I just learned that the Federal Reserve will hold a public hearing on subprime mortgages so the Fed can assess whether it should revise its regulations to address some of the terms and conditions of these loans that “consumer advocates” have called misleading or abusive.

The hearing, scheduled for June 14 at the Federal Reserve offices in Washington, DC, will first have invited panel discussions and then an “open mike” period for short comments from attendees. Written comments are also invited — the comment period is open until August 14, 2007.

Problems in the subprime mortgage market have affected home sales and, hence, the economy. But the underlying causes of the problems remain somewhat elusive. Some blame lenders for providing mortgages to people they know can’t make the payments; others fault the explosion of adjustable rate and “low documentation” loans; while still others criticize the supposed lapse in mortgage lenders’ underwriting standards.

Others have looked at the huge and continued increase in home prices over the last decade that looked like it would never end, with consumers over-committing themselves yet confident they could resell their homes at substantial profit. Some speculate that the secondary market contributed to the problem. Since the primary lender’s loans are sold, bundled, and offered to investors as mortgage-backed securities, the original lender doesn’t have a strong financial incentive to ensure high underwriting standards.
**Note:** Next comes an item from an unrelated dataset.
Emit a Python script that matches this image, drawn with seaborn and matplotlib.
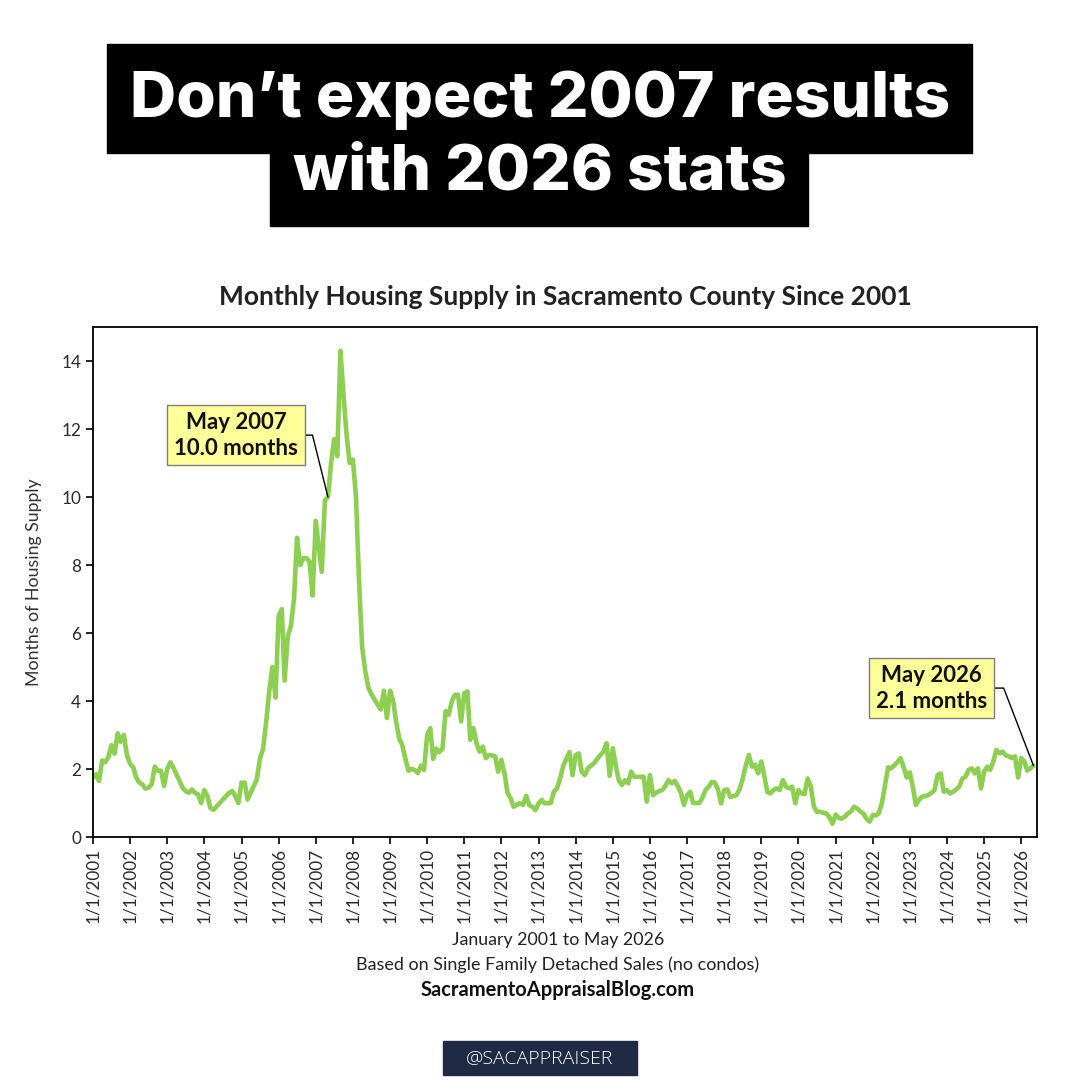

I don’t have an answer, even though I worked in the banking and financial services industries for 20 years. I do know, though, that lenders don’t want their borrowers to walk away from their loans — they use sophisticated credit-scoring systems to try to assess who should get a loan and at what rate. As one very successful finance executive told New York business media when asked about the secret of his company’s 20-plus years of earnings increases: “I make loans and I collect on them.” Sometimes lenders err — by not giving a loan to someone who should have gotten one or by providing a loan to someone who should not. Either way, a lender would lose out.

Also, secondary markets are a way to spread risk — a pool of mortgages over different geographic areas, at different rates and risk levels has lower risks than, say, the mortgages made by one institution in one town. And investors in those mortgage-backed securities have a lot of experience in risk analysis.

Even though I don’t have the answers to the reasons for the subprime market’s meltdown, somehow I don’t think the Fed will find the answers at the public hearing either.